The Set-Up The following lesson is meant for a 3rd grade classroom and will come at the very end of a ten day unit focusing on three West African countries: Ghana, Togo, and Benin. Throughout the unit students will discover where these countries are located in the world and in relation to Portland, Oregon, as well as their various geographic features. They will also spend a considerable amount of time learning about the people that live in these countries and what their lives are like. The following market simulation lesson will act as a capstone activity for students who will be able to pretend to live in the countries they have been studying. This lesson borrows heavily from a suggested unit of study for Talented and Gifted 3rd graders in New York City to whom all credit is due!

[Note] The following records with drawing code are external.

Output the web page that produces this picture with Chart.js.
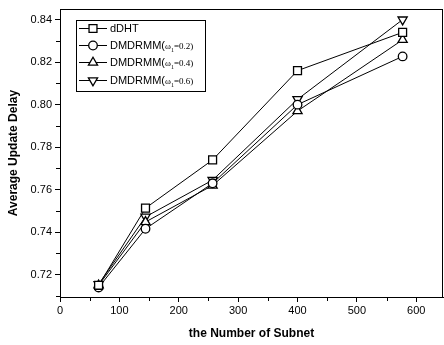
<!DOCTYPE html>
<html>
<head>
<meta charset="utf-8">
<script src="https://cdn.jsdelivr.net/npm/chart.js@4.4.1/dist/chart.umd.min.js"></script>
<style>
    html, body { margin: 0; padding: 0; background: #fff; }
    #wrap { width: 444px; height: 345px; }
</style>
</head>
<body>
<div id="wrap"><canvas id="delayChart"></canvas></div>
<script>
// 子网数量
const subnets = [65, 144, 257, 400, 577];
// 各方案平均更新延迟
const dDHT = [0.715, 0.7513, 0.7740, 0.8160, 0.8340];
const omega02 = [0.7140, 0.7416, 0.7630, 0.8000, 0.8227];
const omega04 = [0.7150, 0.7448, 0.7620, 0.7970, 0.8305];
const omega06 = [0.7155, 0.7472, 0.7645, 0.8025, 0.8400];
const seriesNames = ['dDHT', 'DMDRMM', 'DMDRMM', 'DMDRMM'];
const omegaLabels = [null, '0.2', '0.4', '0.6'];
// 坐标轴刻度
const xTicks = [0, 100, 200, 300, 400, 500, 600];
const xMinorTicks = [50, 150, 250, 350, 450, 550];
const yTicks = [0.72, 0.74, 0.76, 0.78, 0.80, 0.82, 0.84];
const yMinorTicks = [0.71, 0.73, 0.75, 0.77, 0.79, 0.81, 0.83];

const markers = [
    { style: 'rect', radius: 5.6, rotation: 0 },
    { style: 'circle', radius: 4.3, rotation: 0 },
    { style: 'triangle', radius: 5.3, rotation: 0 },
    { style: 'triangle', radius: 5.3, rotation: 180 }
];

function toPoints(ys) {
    return ys.map((y, i) => ({ x: subnets[i], y: y }));
}

function makeDataset(label, ys, m) {
    return {
        label: label,
        data: toPoints(ys),
        borderColor: '#000',
        borderWidth: 1,
        backgroundColor: '#fff',
        pointStyle: m.style,
        pointRadius: m.radius,
        pointRotation: m.rotation,
        pointBorderColor: '#000',
        pointBackgroundColor: '#fff',
        pointBorderWidth: 1.3,
        tension: 0,
        fill: false,
        clip: false
    };
}

// 次刻度与外框
const framePlugin = {
    id: 'frame',
    afterDraw(chart) {
        const ctx = chart.ctx;
        const a = chart.chartArea;
        const xs = chart.scales.x;
        const ys = chart.scales.y;
        ctx.save();
        ctx.strokeStyle = '#000';
        ctx.lineWidth = 1;
        ctx.beginPath();
        ctx.moveTo(a.left, a.top + 0.5);
        ctx.lineTo(a.right, a.top + 0.5);
        ctx.moveTo(a.right - 0.5, a.top);
        ctx.lineTo(a.right - 0.5, a.bottom);
        xMinorTicks.forEach(v => {
            const px = Math.round(xs.getPixelForValue(v)) + 0.5;
            ctx.moveTo(px, a.bottom);
            ctx.lineTo(px, a.bottom + 4);
        });
        yMinorTicks.forEach(v => {
            const py = Math.round(ys.getPixelForValue(v)) + 0.5;
            ctx.moveTo(a.left - 4, py);
            ctx.lineTo(a.left, py);
        });
        ctx.stroke();
        ctx.restore();
    }
};

// 图内图例
const legendPlugin = {
    id: 'innerLegend',
    afterDraw(chart) {
        const ctx = chart.ctx;
        const left = 76, top = 20, w = 129, h = 71;
        ctx.save();
        ctx.strokeStyle = '#000';
        ctx.lineWidth = 1;
        ctx.strokeRect(left + 0.5, top + 0.5, w, h);
        const rowY = [28, 45, 62, 80];
        chart.data.datasets.forEach((ds, i) => {
            const y = rowY[i];
            ctx.beginPath();
            ctx.moveTo(79, y + 0.5);
            ctx.lineTo(107, y + 0.5);
            ctx.strokeStyle = '#000';
            ctx.lineWidth = 1;
            ctx.stroke();
            ctx.fillStyle = '#fff';
            ctx.strokeStyle = '#000';
            ctx.lineWidth = 1.3;
            Chart.helpers.drawPoint(ctx, {
                pointStyle: markers[i].style,
                rotation: markers[i].rotation,
                radius: markers[i].radius,
                borderWidth: 1.3
            }, 93, y + 0.5);
            ctx.fillStyle = '#000';
            ctx.textBaseline = 'middle';
            ctx.textAlign = 'left';
            ctx.font = '11px "Liberation Sans", Arial, sans-serif';
            let x = 110;
            const name = seriesNames[i];
            if (!omegaLabels[i]) {
                ctx.fillText(name, x, y + 1);
                return;
            }
            ctx.fillText(name + '(', x, y + 1);
            x += ctx.measureText(name + '(').width;
            ctx.font = '9px "Liberation Serif", "Times New Roman", serif';
            ctx.fillText('\u03c9', x, y + 2);
            x += ctx.measureText('\u03c9').width;
            ctx.font = '6px "Liberation Serif", serif';
            ctx.fillText('1', x, y + 5);
            x += ctx.measureText('1').width;
            ctx.font = '9px "Liberation Serif", "Times New Roman", serif';
            ctx.fillText('=' + omegaLabels[i] + ')', x, y + 1.5);
        });
        ctx.restore();
    }
};

const ctx = document.getElementById('delayChart').getContext('2d');
new Chart(ctx, {
    type: 'line',
    data: {
        datasets: [
            makeDataset('dDHT', dDHT, markers[0]),
            makeDataset('DMDRMM(ω1=0.2)', omega02, markers[1]),
            makeDataset('DMDRMM(ω1=0.4)', omega04, markers[2]),
            makeDataset('DMDRMM(ω1=0.6)', omega06, markers[3])
        ]
    },
    options: {
        responsive: true,
        maintainAspectRatio: false,
        animation: false,
        layout: { autoPadding: false, padding: { top: 9, right: 1, left: 0, bottom: 0 } },
        plugins: {
            legend: { display: false },
            tooltip: { enabled: false }
        },
        scales: {
            x: {
                type: 'linear',
                min: 0,
                max: 645,
                afterBuildTicks: scale => { scale.ticks = xTicks.map(v => ({ value: v })); },
                afterFit: scale => {
                    scale.height = 48;
                    scale.paddingLeft = 0;
                    scale.paddingRight = 0;
                },
                grid: { display: true, drawOnChartArea: false, tickLength: 5, color: '#000' },
                border: { display: true, color: '#000', width: 1 },
                ticks: {
                    color: '#000',
                    padding: 2,
                    maxRotation: 0,
                    font: { family: '"Liberation Sans", Arial, sans-serif', size: 11 }
                },
                title: {
                    display: true,
                    text: 'the Number of Subnet',
                    color: '#000',
                    padding: { top: 0, bottom: 4 },
                    font: { family: '"Liberation Sans", Arial, sans-serif', size: 12, weight: 'bold' }
                }
            },
            y: {
                type: 'linear',
                min: 0.7095,
                max: 0.845,
                afterBuildTicks: scale => { scale.ticks = yTicks.map(v => ({ value: v })); },
                afterFit: scale => {
                    scale.width = 60;
                    scale.paddingTop = 0;
                    scale.paddingBottom = 0;
                },
                grid: { display: true, drawOnChartArea: false, tickLength: 5, color: '#000' },
                border: { display: true, color: '#000', width: 1 },
                ticks: {
                    color: '#000',
                    padding: 3,
                    callback: v => v.toFixed(2),
                    font: { family: '"Liberation Sans", Arial, sans-serif', size: 11 }
                },
                title: {
                    display: true,
                    text: 'Average Update Delay',
                    color: '#000',
                    padding: { top: 6, bottom: 0 },
                    font: { family: '"Liberation Sans", Arial, sans-serif', size: 12, weight: 'bold' }
                }
            }
        }
    },
    plugins: [framePlugin, legendPlugin]
});
</script>
</body>
</html>
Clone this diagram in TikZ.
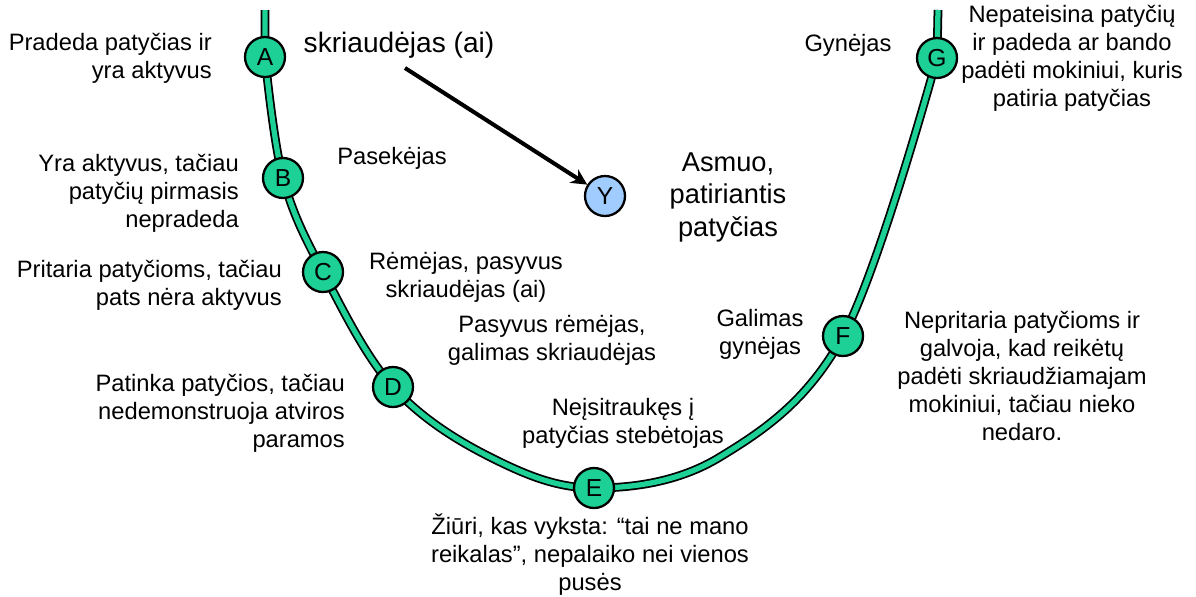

Content Students will be learning about basic economic terms through the example of a typical West African marketplace. They will learn about needs/demand, supply, and bartering through this simulation in which they will discover what can be sold, how it is sold (e.g. bartering, use of West African francs, typical vendor stalls), and who does the selling.
Process The lesson will begin with the instructor explaining that today the classroom will become a West African market and students will get to pretend to go shopping as if they were in Ghana, Togo or Benin! The instructor will explain expectations and will model each step beforehand (building on the modeling already done in a previous lesson).
Students will be organized into teams based on their table groups. Each group will be responsible for selling/bartering specific items. Students will need to decide who will do the selling and who will do the buying in their groups (will break down to about two and two for most teams). Those students who will be buying for their team will need to record their transactions on a “Barter Ledger.”
At the end of the simulation students will return to their seats and will see if their team acquired enough ingredients for their recipe. They will then participate in an instructor-directed discussion on economic terms through the following questions:
- Were you successfully able to obtain all of the necessary ingredients for your recipe? (needs)
- Was there enough of all the different ingredients available to barter? (supply)
- What was it like to actually trade items or to come up with different values for each item? (barter)
- Was there any particular item that was in limited supply but that everyone wanted? (demand)
Product Student actions and discussions during the simulation and their reflection on the lesson as a whole will constitute the “product” of the lesson.
Evaluation Student mastery of content will be evaluated through instructor observation and informal checks for understanding (especially during the post-simulation discussion).
Levels of Thinking Required of Students During the simulation students will be asked to engage in higher order thinking (evaluating & creating) as they decide what to buy and sell, for how much, and/or what would constitute an equitable trade. During the discussion students will need to analyze and evaluate their own actions and experiences at market.
Student Choices Students will choose how much to buy and/or what to trade for needed ingredients as well as how much to sell and/or what to trade for the items they have to sell. Both the recipe and a random selection of bartering cards will be given to each team by the instructor.
The Plan Right Now Having discussed this lesson idea with several insightful peers I realize I have a lot of backwards planning to do in order to get my students to be active participants in this simulation. I will need to build in a lot of group work throughout my unit in order to get them familiar with this type of collaboration. I will also need to do a lot of modeling for students leading up to this lesson—including some non-examples—as well as provide numerous videos and firsthand accounts of West African market experiences. Given my short time-frame (~45 minutes), I am also thinking about devoting one lesson to getting ready for the simulation (e.g. creating the materials, going over expectations, providing examples & non-examples of market behaviors), one lesson to the simulation itself, and a third lesson to debrief about the simulation and to go over the target economic terms.